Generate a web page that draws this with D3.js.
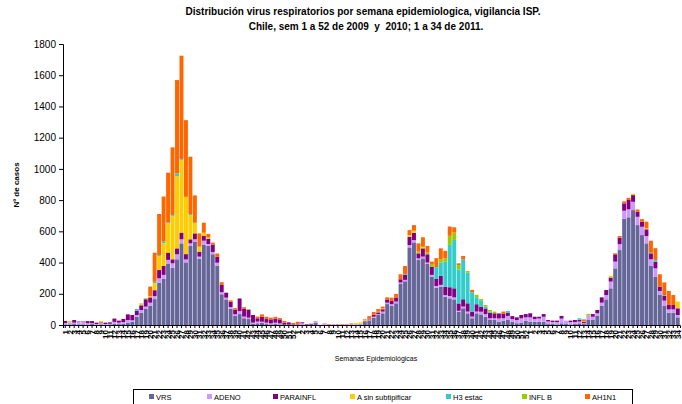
<!DOCTYPE html>
<html><head><meta charset="utf-8">
<script src="https://cdn.jsdelivr.net/npm/d3@7"></script>
<style>body{margin:0;background:#fff;font-family:"Liberation Sans",Arial,sans-serif;}</style>
</head><body><svg id="c" width="682" height="404"></svg>
<script>
const seriesNames = ["VRS","ADENO","PARAINFL","A sin subtipificar","H3 estac","INFL B","AH1N1"];
const seriesColors = ["#666699","#CC99FF","#800080","#FFCC00","#33CCCC","#99CC00","#FF6600"];
const yTicks = [0,200,400,600,800,1000,1200,1400,1600,1800];

// week labels: 2009 w1-52, 2010 w1-52, 2011 w1-34
const weekLabels = [];
for (let w = 1; w <= 52; w++) weekLabels.push("" + w);
for (let w = 1; w <= 52; w++) weekLabels.push("" + w);
for (let w = 1; w <= 34; w++) weekLabels.push("" + w);

const VRS = [
 4,4,6,4,4,4,6,2,4,2,4,9,6,9,15,21,53,79,105,124,166,271,295,391,367,421,523,401,506,532,425,514,508,453,380,197,164,104,58,70,43,38,9,11,15,6,4,6,4,2,0,0,
 0,0,0,0,15,0,0,0,0,0,0,0,2,2,4,21,30,47,64,75,134,124,139,263,280,497,529,416,427,391,310,239,246,181,171,164,85,107,75,43,75,68,53,32,32,21,28,32,21,11,15,28,
 21,21,21,21,6,6,4,11,6,4,6,11,6,32,32,60,122,164,235,363,480,681,690,736,640,576,523,378,310,192,122,79,79,49];
const ADENO = [
 9,13,9,19,19,8,6,4,9,4,4,11,9,9,17,9,11,17,13,19,19,28,26,26,28,32,26,19,17,17,13,26,11,15,19,13,11,11,11,19,11,9,6,11,6,9,6,9,6,0,2,0,
 4,11,2,2,11,2,11,2,6,2,2,2,2,4,4,2,6,6,6,11,9,9,11,9,9,15,15,11,11,9,11,11,11,11,15,13,6,11,11,11,11,17,17,11,11,21,15,26,17,21,28,21,
 28,17,21,32,17,13,15,30,22,15,13,11,6,28,21,15,21,28,43,43,38,51,51,53,53,53,47,43,53,26,34,21,21,15];
const PARAINFL = [
 13,0,17,2,2,13,13,9,4,9,9,21,13,21,36,34,28,30,47,34,38,53,58,47,26,38,43,34,26,38,32,30,32,47,38,47,32,34,28,81,49,51,49,21,32,23,26,26,26,13,15,4,
 6,6,4,6,0,0,0,0,0,2,0,2,0,0,0,4,4,13,11,15,21,21,26,21,32,53,47,32,53,53,53,45,58,53,56,58,47,47,53,32,47,32,36,36,32,32,28,21,19,17,21,21,
 26,15,11,17,9,9,9,17,0,9,13,11,9,0,17,21,34,32,26,47,41,47,60,43,32,32,43,38,43,28,30,28,28,43];
const ASIN = [
 0,9,0,0,0,0,0,0,9,0,0,0,0,0,0,0,0,6,0,9,45,90,145,186,278,463,465,367,156,68,32,21,9,0,0,0,0,0,0,0,0,0,0,0,0,0,0,0,0,0,0,0,
 0,0,0,0,0,0,0,0,0,0,0,0,0,6,9,6,0,0,4,4,0,0,0,0,0,11,13,0,6,0,0,0,0,0,0,0,0,0,0,0,0,0,0,0,0,0,0,0,0,0,0,0,
 0,0,0,0,0,0,0,0,0,0,0,0,4,0,0,0,0,0,11,0,0,0,0,9,0,0,6,0,0,0,0,0,0,43];
const H3 = [
 0,0,0,0,0,0,0,0,0,0,0,0,0,0,0,0,11,0,0,0,9,6,11,6,6,17,4,0,6,0,0,0,0,0,0,0,0,0,0,0,0,0,0,0,0,0,0,0,0,0,0,0,
 0,0,0,0,0,0,0,0,0,0,0,0,0,0,0,0,0,0,0,0,0,0,0,0,6,0,0,0,0,0,0,75,85,160,271,310,218,256,196,124,45,38,11,6,0,0,0,11,0,0,0,0,
 0,0,0,0,0,0,0,0,0,0,0,10,0,0,0,0,0,0,0,0,0,0,0,0,0,0,0,4,11,0,6,0,0,0];
const INFLB = [
 0,0,0,0,0,0,0,0,0,0,0,2,0,0,0,0,0,6,6,0,0,0,0,0,0,0,0,0,0,0,0,0,0,0,0,0,0,0,0,0,0,4,0,0,0,0,0,0,0,0,0,0,
 0,0,0,0,0,0,0,0,0,0,0,0,0,0,0,0,0,0,0,0,0,0,0,0,0,0,0,11,9,11,17,0,21,21,58,47,28,0,11,0,15,11,11,11,11,0,0,0,0,0,0,0,
 0,0,0,0,0,0,0,0,0,0,0,0,0,11,0,0,0,0,0,0,0,0,0,0,0,0,0,0,0,0,0,0,0,0];
const AH1N1 = [
 0,0,0,0,0,0,0,0,0,0,0,0,0,0,0,0,0,0,0,60,186,263,288,320,433,598,664,491,367,175,85,64,23,13,21,17,0,9,11,0,11,0,0,11,15,15,11,11,9,11,0,9,
 11,0,0,0,0,0,0,4,0,0,4,0,6,0,0,4,17,17,17,13,13,21,23,32,51,32,36,53,56,43,15,58,70,49,60,34,11,21,0,15,0,0,0,0,0,0,15,0,0,0,0,0,
 0,0,0,0,0,0,0,0,0,0,0,0,11,0,0,0,0,0,0,6,11,13,13,0,15,17,43,77,75,79,81,90,64,0];

const seriesData = [VRS, ADENO, PARAINFL, ASIN, H3, INFLB, AH1N1];

const rows = weekLabels.map((lab, i) => {
  const r = {i: i, label: lab};
  seriesNames.forEach((s, k) => r[s] = seriesData[k][i]);
  return r;
});

const svg = d3.select("#c");
const x = d3.scaleBand().domain(d3.range(weekLabels.length)).range([63, 680]).paddingInner(0.12).paddingOuter(0.06);
const y = d3.scaleLinear().domain([0, 1800]).range([325, 44]);

const stack = d3.stack().keys(seriesNames)(rows);
svg.append("g").selectAll("g").data(stack).join("g")
  .attr("fill", (d, k) => seriesColors[k])
  .selectAll("rect").data(d => d).join("rect")
  .attr("x", d => x(d.data.i))
  .attr("width", x.bandwidth())
  .attr("y", d => y(d[1]))
  .attr("height", d => Math.max(0, y(d[0]) - y(d[1])));

// Y axis
const yAxis = d3.axisLeft(y).tickValues(yTicks).tickSize(4).tickFormat(d3.format("d"));
const gy = svg.append("g").attr("transform", "translate(63,0)").call(yAxis);
gy.select(".domain").attr("stroke", "#000");
gy.selectAll("text").attr("font-size", "10px").attr("font-family", "Liberation Sans, Arial, sans-serif").attr("x", -7);

// X axis
const xb = d3.scaleBand().domain(d3.range(weekLabels.length)).range([63, 680]);
const xAxis = d3.axisBottom(xb).tickSize(3).tickFormat(i => weekLabels[i]);
const gx = svg.append("g").attr("transform", "translate(0,325)").call(xAxis);
gx.select(".domain").attr("stroke", "#000");
gx.selectAll("text")
  .attr("font-size", "8px").attr("font-weight", "bold").attr("fill", "#000")
  .attr("font-family", "Liberation Sans, Arial, sans-serif")
  .attr("transform", "rotate(-90)").attr("text-anchor", "end")
  .attr("x", -5).attr("y", 0).attr("dy", "0.35em");

// Titles
svg.append("text").attr("x", 363).attr("y", 15).attr("text-anchor", "middle")
  .attr("font-size", "10px").attr("font-weight", "bold")
  .text("Distribución virus respiratorios por semana epidemiologica, vigilancia ISP.");
svg.append("text").attr("x", 366).attr("y", 30).attr("text-anchor", "middle")
  .attr("font-size", "10px").attr("font-weight", "bold").attr("xml:space", "preserve")
  .text("Chile, sem 1 a 52 de 2009  y  2010; 1 a 34 de 2011.");

svg.append("text").attr("transform", "translate(19,185) rotate(-90)").attr("text-anchor", "middle")
  .attr("font-size", "8px").attr("font-weight", "bold").text("Nº de casos");

svg.append("text").attr("x", 376).attr("y", 361).attr("text-anchor", "middle")
  .attr("font-size", "7px").text("Semanas Epidemiológicas");

// Legend
svg.append("rect").attr("x", 133.5).attr("y", 389.5).attr("width", 499).attr("height", 20)
  .attr("fill", "none").attr("stroke", "#000").attr("stroke-width", 1);
const legX = [149, 207, 273, 350, 446, 522, 585];
const lg = svg.append("g").selectAll("g").data(seriesNames).join("g")
  .attr("transform", (d, k) => `translate(${legX[k]},394)`);
lg.append("rect").attr("width", 5).attr("height", 5).attr("fill", (d, k) => seriesColors[k]);
lg.append("text").attr("x", 7).attr("y", 5.5).attr("font-size", "7.5px").text(d => d);
</script></body></html>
○ ○ ○
Request:
The lines from the start of the data through the line that contains "for (let w = 1; w <= 34;" are to be returned exactly, please, with both ends included and every picture left out.

Final result:
Generate a web page that draws this with D3.js.
<!DOCTYPE html>
<html><head><meta charset="utf-8">
<script src="https://cdn.jsdelivr.net/npm/d3@7"></script>
<style>body{margin:0;background:#fff;font-family:"Liberation Sans",Arial,sans-serif;}</style>
</head><body><svg id="c" width="682" height="404"></svg>
<script>
const seriesNames = ["VRS","ADENO","PARAINFL","A sin subtipificar","H3 estac","INFL B","AH1N1"];
const seriesColors = ["#666699","#CC99FF","#800080","#FFCC00","#33CCCC","#99CC00","#FF6600"];
const yTicks = [0,200,400,600,800,1000,1200,1400,1600,1800];

// week labels: 2009 w1-52, 2010 w1-52, 2011 w1-34
const weekLabels = [];
for (let w = 1; w <= 52; w++) weekLabels.push("" + w);
for (let w = 1; w <= 52; w++) weekLabels.push("" + w);
for (let w = 1; w <= 34; w++) weekLabels.push("" + w);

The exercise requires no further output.